Mas há uma esperança. Se ao menos, diz um sábio, um prato de comida puder retornar para o nível 0 intocado, essa seria uma mensagem clara de que a humanidade tem salvação. Ao chegarem ao fundo do poço, Goreng e seu parceiro descobrem ali escondida a filha da mulher que entregou sua vida como comida para fazê-la sobreviver. Não há motivos para preservar mais um prato intocado. A própria criança, salva, deve se elevar até o nível 0 como resposta para ilustrar aquilo de que o ser humano é capaz. Em meio à selva dos instintos, aquela frágil humanidade pôde se conservar viva, e com ela se conserva a esperança que move qualquer saída do poço. É preciso ter o coração de uma criança para ser alguém que sobe.

Várias questões me ficaram em aberto, como afinal é toda reação a uma grande obra. Se o poço é um purgatório, é na vida que se pode chegar a alguma forma de redenção. O inferno, o fundo do poço, é lugar de escuridão e de morte. Mas seria a cozinha, de onde vem a comida pela qual matam e morrem os humanos, um símbolo do paraíso? De fato, o esforço dos cozinheiros para atingirem a perfeição nos leva a pensar a distância posta entre eles e o poço. Mas se a proximidade com a escuridão do Inferno revelam os níveis mais bestiais da condição humana, não dá pra dizer que os mais próximos da cozinha são os mais sensatos. Seria afinal o paraíso responsável pela fome que torna os homens o lobo dos homens?

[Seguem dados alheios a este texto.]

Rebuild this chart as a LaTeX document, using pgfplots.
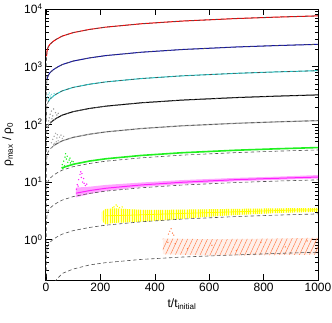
\documentclass[border=0pt]{standalone}
\usepackage{fontspec}
\setmainfont{Liberation Sans}
\usepackage{pgfplots}
\pgfplotsset{compat=1.18}
\usetikzlibrary{patterns.meta}
\definecolor{dashc}{HTML}{505050}
\definecolor{cyand}{HTML}{20C8C8}
\definecolor{blued}{HTML}{1010B0}
\definecolor{grayd}{HTML}{A8A8A8}
\definecolor{limeg}{HTML}{20F020}
\definecolor{magd}{HTML}{FF20FF}
\definecolor{yel}{HTML}{FFFF00}
\definecolor{coral}{HTML}{FF6A30}
\tikzset{dsh/.style={color=dashc, dash pattern=on 3.5pt off 2.5pt, line width=0.6pt}}
\begin{document}
\begin{tikzpicture}
\useasboundingbox (-46pt,-42pt) rectangle (286pt,280pt);
\begin{axis}[
  at={(0,0)}, anchor=south west,
  scale only axis, width=272pt, height=271pt,
  ymode=log, xmin=0, xmax=1000, ymin=0.2, ymax=10000,
  xtick={0,200,400,600,800,1000}, xticklabels={0,200,400,600,800,1000},
  ytick={1,10,100,1000,10000},
  yticklabels={10\textsuperscript{0},10\textsuperscript{1},10\textsuperscript{2},10\textsuperscript{3},10\textsuperscript{4}},
  minor ytick={0.2,0.3,0.4,0.5,0.6,0.7,0.8,0.9,2,3,4,5,6,7,8,9,20,30,40,50,60,70,80,90,200,300,400,500,600,700,800,900,2000,3000,4000,5000,6000,7000,8000,9000},
  tick align=inside, major tick length=6pt, minor tick length=3pt,
  axis line style={line width=1pt}, tick style={black, line width=0.6pt},
  ticklabel style={font=\fontsize{12}{14}\selectfont},
  label style={font=\fontsize{12}{14}\selectfont},
  xlabel={t/t\textsubscript{initial}},
  ylabel={ρ\textsubscript{max} / ρ\textsubscript{0}},
  ylabel style={at={(axis description cs:-0.14,0.5)}, anchor=center},
  every axis plot/.append style={no marks},
]
% ---- orange band (slanted strokes)
\addplot[fill=coral, draw=none, opacity=0.10] coordinates {(430,1.05)(600,1.02)(800,1.04)(1000,1.08)(1000,0.55)(800,0.54)(600,0.53)(430,0.56)};
\addplot[draw=none, pattern={Lines[angle=65, distance=4.5pt, line width=0.5pt]}, pattern color=coral!85] coordinates {(430,1.05)(600,1.02)(800,1.04)(1000,1.08)(1000,0.55)(800,0.54)(600,0.53)(430,0.56)};
\addplot[only marks, mark=*, mark size=0.45pt, coral, opacity=0.7] coordinates {(450,1.25)(455,1.4)(460,1.55)(465,1.3)(470,1.2)(448,0.9)(475,0.85)(520,0.7)(610,0.8)(700,0.65)(790,0.9)(880,0.75)(960,0.95)};
% ---- yellow band (speckled vertical strokes)
\addplot[fill=yel, draw=none, opacity=0.25] coordinates {(205,3.0)(217,3.4)(250,3.5)(300,3.4)(350,3.3)(450,3.3)(550,3.35)(650,3.4)(750,3.45)(850,3.5)(1000,3.55)(1000,3.05)(850,2.9)(750,2.75)(650,2.6)(550,2.4)(450,2.2)(350,2.05)(300,2.0)(250,1.95)(217,1.85)(205,2.2)};
\addplot[draw=none, pattern={Lines[angle=90, distance=2.2pt, line width=0.7pt]}, pattern color=yel] coordinates {(205,3.0)(217,3.4)(250,3.5)(300,3.4)(350,3.3)(450,3.3)(550,3.35)(650,3.4)(750,3.45)(850,3.5)(1000,3.55)(1000,3.05)(850,2.9)(750,2.75)(650,2.6)(550,2.4)(450,2.2)(350,2.05)(300,2.0)(250,1.95)(217,1.85)(205,2.2)};
\addplot[yel, line width=0.8pt] coordinates {(217,2.6)(300,2.65)(400,2.75)(500,2.85)(600,2.95)(700,3.05)(800,3.15)(900,3.25)(1000,3.3)};
\addplot[only marks, mark=*, mark size=0.45pt, yel] coordinates {(245,3.6)(250,3.7)(258,4.0)(262,3.8)(270,3.6)(280,3.7)};
% ---- magenta band
\addplot[fill=magd, draw=none, opacity=0.4] coordinates {(110,8.0)(160,8.3)(220,8.9)(350,9.8)(500,10.8)(700,11.8)(850,12.4)(1000,13.2)(1000,11.5)(850,10.9)(700,10.3)(500,9.2)(350,8.2)(220,7.0)(160,6.2)(110,5.4)};
\addplot[magd, line width=1pt] coordinates {(110,6.4)(160,7.1)(220,7.8)(350,8.9)(500,9.9)(700,11.0)(850,11.6)(1000,12.2)};
\addplot[only marks, mark=*, mark size=0.45pt, magd] coordinates {(112,7.5)(115,9)(118,8.5)(120,11)(125,13.5)(128,15)(130,12)(132,14)(135,10)(138,11.5)(140,9.5)(145,8.7)(150,9.2)};
% ---- green
\addplot[limeg, line width=1.6pt] coordinates {(58,17.3)(60,17.7)(100,20.3)(160,23.1)(220,25.3)(350,28.9)(500,32.2)(700,35.6)(850,37.7)(1000,39.6)};
\addplot[only marks, mark=*, mark size=0.45pt, limeg] coordinates {(60,20)(62,17)(65,23)(68,19)(70,27)(72,31)(75,25)(78,28)(80,22)(85,24)(88,26)(90,21.5)(95,23)(100,22.5)};
% ---- gray
\addplot[grayd, line width=1.2pt] coordinates {(27,42.1)(40,46.2)(60,51.8)(100,59.5)(160,67.5)(220,74.0)(350,84.6)(500,94.3)(700,104.3)(850,110.5)(1000,116)};
\addplot[only marks, mark=*, mark size=0.45pt, grayd] coordinates {(20,48)(22,40)(25,55)(28,45)(30,62)(33,47)(35,70)(38,50)(40,58)(42,66)(45,52)(50,60)(55,65)(60,57)(65,62)};
% ---- black
\addplot[black, line width=1pt] coordinates {(15,104.8)(27,117.6)(40,129.0)(60,144.7)(100,166.2)(160,188.6)(220,206.8)(350,236.4)(500,263.3)(700,291.4)(850,308.7)(1000,324)};
\addplot[only marks, mark=*, mark size=0.45pt, black!40] coordinates {(6,90)(8,100)(10,115)(12,130)(15,150)(18,110)(20,170)(22,125)(25,140)(28,185)(30,120)(35,160)(40,145)(45,155)};
% ---- cyan
\addplot[cyand, line width=1pt] coordinates {(8,246.0)(15,276.0)(27,309.7)(40,339.6)(60,381.0)(100,437.5)(160,496.5)(220,544.5)(350,622.3)(500,693.3)(700,767.3)(850,812.7)(1000,853)};
\addplot[only marks, mark=*, mark size=0.45pt, cyand!60] coordinates {(5,300)(8,330)(10,280)(12,350)(15,310)(18,290)(20,330)(25,300)(30,340)};
% ---- blue
\addplot[blued, line width=1pt] coordinates {(4,613)(8,704)(15,790)(27,886)(40,971)(60,1090)(100,1251)(160,1420)(220,1557)(350,1780)(500,1983)(700,2195)(850,2325)(1000,2440)};
% ---- red
\addplot[red, line width=1pt] coordinates {(2,1516)(4,1909)(8,2192)(15,2459)(27,2760)(40,3026)(60,3395)(100,3898)(160,4424)(220,4851)(350,5544)(500,6177)(700,6836)(850,7241)(1000,7600)};
% ---- dashed model curves
\addplot[dsh] coordinates {(0.3,381)(1,957)(2,1516)(4,1909)(8,2192)(15,2459)(27,2760)(40,3026)(60,3395)(100,3898)(160,4424)(220,4851)(350,5544)(500,6177)(700,6836)(850,7241)(1000,7600)};
\addplot[dsh] coordinates {(0.3,122)(1,307)(2,487)(4,613)(8,704)(15,790)(27,886)(40,971)(60,1090)(100,1251)(160,1420)(220,1557)(350,1780)(500,1983)(700,2195)(850,2325)(1000,2440)};
\addplot[dsh] coordinates {(0.3,42.7)(1,107.4)(2,170.2)(4,214.3)(8,246.0)(15,276.0)(27,309.7)(40,339.6)(60,381.0)(100,437.5)(160,496.5)(220,544.5)(350,622.3)(500,693.3)(700,767.3)(850,812.7)(1000,853)};
\addplot[dsh] coordinates {(0.3,16.2)(1,40.8)(2,64.6)(4,81.4)(8,93.4)(15,104.8)(27,117.6)(40,129.0)(60,144.7)(100,166.2)(160,188.6)(220,206.8)(350,236.4)(500,263.3)(700,291.4)(850,308.7)(1000,324)};
\addplot[dsh] coordinates {(0.3,5.81)(1,14.6)(2,23.1)(4,29.1)(8,33.5)(15,37.5)(27,42.1)(40,46.2)(60,51.8)(100,59.5)(160,67.5)(220,74.0)(350,84.6)(500,94.3)(700,104.3)(850,110.5)(1000,116)};
\addplot[dsh] coordinates {(0.3,1.80)(1,4.53)(2,7.18)(4,9.04)(8,10.38)(15,11.65)(27,13.07)(40,14.33)(60,16.08)(100,18.46)(160,20.96)(220,22.98)(350,26.26)(500,29.26)(700,32.38)(850,34.30)(1000,36.0)};
\addplot[dsh] coordinates {(0.3,0.546)(1,1.372)(2,2.175)(4,2.738)(8,3.144)(15,3.527)(27,3.958)(40,4.339)(60,4.869)(100,5.591)(160,6.345)(220,6.957)(350,7.952)(500,8.860)(700,9.805)(850,10.39)(1000,10.9)};
\addplot[dsh] coordinates {(0.3,0.140)(1,0.353)(2,0.559)(4,0.703)(8,0.808)(15,0.906)(27,1.017)(40,1.115)(60,1.251)(100,1.436)(160,1.630)(220,1.787)(350,2.043)(500,2.276)(700,2.519)(850,2.668)(1000,2.80)};
\addplot[dsh] coordinates {(20,0.15)(39,0.205)(60,0.26)(100,0.31)(160,0.365)(220,0.40)(350,0.455)(500,0.50)(700,0.545)(850,0.578)(1000,0.607)};
\end{axis}
\end{tikzpicture}
\end{document}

Essas questões me levam a imaginar que, em último caso, não haveria distinção entre três realidades distintas, mas apenas uma: todas elas determinadas por mãos humanas. Nesse ponto, o fundo do poço se torna uma espécie de destino. Só os que descem podem ter a esperança de subir e conservar algo de valor. Uma mensagem, não para a cozinha, mas para as gerações futuras. A mensagem de que a vida vale a pena se ela tiver um propósito. O sacrifício para salvar a criança deixa para nós uma mensagem: se não pudermos descer até a mais profunda escuridão, não chegaremos jamais a ver a luz.